Outgoing President Donald Trump, seeking to fulfil a campaign promise to end the US wars launched in Afghanistan and Iraq after the 9/11 attacks, had ordered force levels to be slashed in both countries to that level by January 15 - despite initial pushback from the Pentagon.
Both the Taliban and Afghan government however are anxiously eyeing the arrival of President-elect Joe Biden in Washington and any new policy directions that might be implemented by the incoming administration.
The US invaded Afghanistan on October 7, 2001, in the wake of the 9/11 attacks. The Taliban regime then in place had hosted Al-Qaeda mastermind Osama bin Laden.
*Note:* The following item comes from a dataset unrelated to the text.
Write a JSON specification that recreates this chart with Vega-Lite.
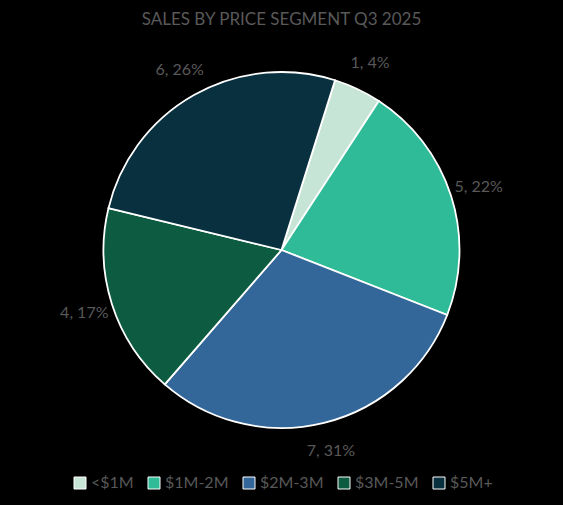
{
  "$schema": "https://vega.github.io/schema/vega-lite/v6.json",
  "width": 563,
  "height": 420,
  "autosize": {"type": "none"},
  "padding": {"top": 40, "left": 0, "right": 0, "bottom": 45},
  "background": "black",
  "title": {
    "text": "SALES BY PRICE SEGMENT Q3 2025",
    "color": "#595959",
    "font": "Lato",
    "fontSize": 17,
    "fontWeight": "normal",
    "anchor": "middle",
    "offset": 11
  },
  "config": {"view": {"stroke": null}},
  "data": {
    "values": [
      {"segment": "<$1M", "sales": 1, "order": 1, "label": "1, 4%"},
      {"segment": "$1M-2M", "sales": 5, "order": 2, "label": "5, 22%"},
      {"segment": "$2M-3M", "sales": 7, "order": 3, "label": "7, 31%"},
      {"segment": "$3M-5M", "sales": 4, "order": 4, "label": "4, 17%"},
      {"segment": "$5M+", "sales": 6, "order": 5, "label": "6, 26%"}
    ]
  },
  "encoding": {
    "theta": {
      "field": "sales",
      "type": "quantitative",
      "stack": true,
      "scale": {"range": [0.3054, 6.5886]}
    },
    "order": {"field": "order", "type": "quantitative"}
  },
  "layer": [
    {
      "mark": {"type": "arc", "outerRadius": 178, "stroke": "white", "strokeWidth": 1.8},
      "encoding": {
        "color": {
          "field": "segment",
          "type": "nominal",
          "scale": {
            "domain": ["<$1M", "$1M-2M", "$2M-3M", "$3M-5M", "$5M+"],
            "range": ["#c6e5d6", "#2fbb97", "#336699", "#0d5c42", "#08303f"]
          },
          "legend": {
            "orient": "none",
            "legendX": 72,
            "legendY": 435,
            "direction": "horizontal",
            "columns": 5,
            "title": null,
            "symbolType": "square",
            "symbolSize": 144,
            "symbolStrokeColor": "white",
            "symbolStrokeWidth": 1,
            "symbolOpacity": 1,
            "labelColor": "#595959",
            "labelFont": "Lato",
            "labelFontSize": 16,
            "labelOffset": 3,
            "columnPadding": 12
          }
        }
      }
    },
    {
      "mark": {"type": "text", "radius": 207, "font": "Lato", "fontSize": 16, "fill": "#595959", "align": "center", "baseline": "middle"},
      "encoding": {"text": {"field": "label", "type": "nominal"}}
    }
  ]
}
The regime was quickly toppled but launched an insurgency and in recent years have seen a resurgence, with violence soaring across the country since NATO withdrew its combat forces in 2014 and civilians paying a disproportionate price.
Earlier Saturday Afghan officials said two Taliban fighters had infiltrated a base of pro-government Afghan militiamen in western Herat province, killing 12 security forces.
And in a separate incident, a vehicle carrying police was struck by a roadside bomb in the Afghan capital Kabul, which killed two policemen and wounded one other.